I’m divorced (one of those people) and I thought it was perhaps telling that one of my friends while I was married was saying how much fun she’d had while dating. Now, she’s still very happily married and has been for over a decade now and in no way meant that she wanted anyone other than her husband….but she had fun dating, and I think she was a good example for me. I had dated a fair amount, too, while I was in college, and while I did have fun, sometimes I saw it as drudgery that had to be done before I found “the one” and “got it done.” I think I’ve enjoyed more this time around. just getting to know people, and perhaps I’ve worried less about the outcome; especially while on first dates.
Can you imagine if, at the end of every first or second date, you had to make a decision right then as to whether or not you were going to marry that person? So, why do we do that to ourselves in our heads? If you find yourself doing it again, repeat after me:
The purpose of the first date is to see if you want a second date. The purpose of the second date is to see if you want a third date. (rinse, reuse, and repeat as often as necessary)
Chas Hathaway, author of Marriage is Ordained of God, But Who Came Up With Dating, said of his own dating years:
I also realized that the only way to learn to play the dating game is to date, so I decided that I would go on dates more regularly. I didn’t tell myself I had to find a girlfriend right away. I just had to date. I was practicing and trying to master the dating game. I thought dating so often would be difficult and terribly stressful, but it turned out to be only challenging the first couple of times. After that, I started feeling more comfortable. Dating was fun, and it actually felt like I was making some kind of progress toward marriage.
Hathaway, Chas (2011-07-11). Marriage is Ordained of God But WHO Came Up with Dating? (p. 66). Cedar Fort, Inc.. Kindle Edition.

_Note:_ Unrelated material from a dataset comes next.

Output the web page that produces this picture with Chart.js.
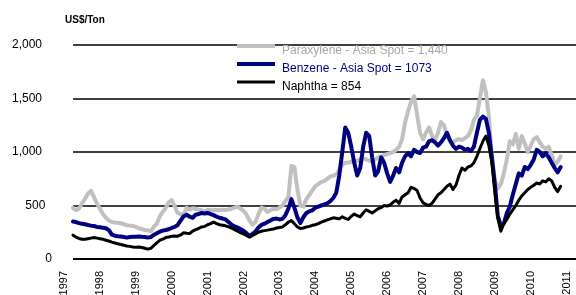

I think that advice pertains to singles at any age. We can get rusty/picky/lose our focus and need to start up again with a new attitude.
For those of us who are “older,” that advice can seem stale. For a lot of people, they don’t live near any viable dating prospects. For some, it seems like a good time to take a break from dating for a while. No matter what the situation, this advice can always apply in one important way: getting to know new people, even outside the dating arena, keeps our social skills polished and helps us not feel as alone in the world. At times loneliness is still going to kick us in the behind and make us feel like life isn’t that great, but we can’t give up. People are still worth getting to know and getting to know better. Whether we’re an introvert, an extrovert, or an intravert, we all need human company at least part of the time. I know singles who give up on spending time with the opposite sex or making friends of the same sex out of frustration or desperation, but don’t let yourself succumb to that. Don’t give up.
Hathaway also says:
That period of my dating experience was incredibly enlightening. A seminary teacher once told me, “Go out with a hundred girls before you decide on a companion.” While I would not put a number on how many people to date, I would recommend to guys that they ask out several girls before choosing one. Not only will this provide social practice, but it will expose you to young women’s many qualities that will help you narrow down what you do and don’t want in a wife. For girls, if they get a lot of opportunity to date, they might want to do the same. This is often difficult for girls, however, since they are not generally the askers, and guys should not expect them to be.
Hathaway, Chas (2011-07-11). Marriage is Ordained of God But WHO Came Up with Dating? (p. 66). Cedar Fort, Inc.. Kindle Edition.
I’ll echo what I just said: if you’re 35, 45, or 65 (or more) the same still applies. We need the company of others. If you have the means to date, just do it. If your prospects seem dim, just get to know people. Pray about it and don’t give up. Some of us will never get married, but we can still thrive with our friendships and family relationships. Pray to have what you need in your own life, even if it’s “just” comfort.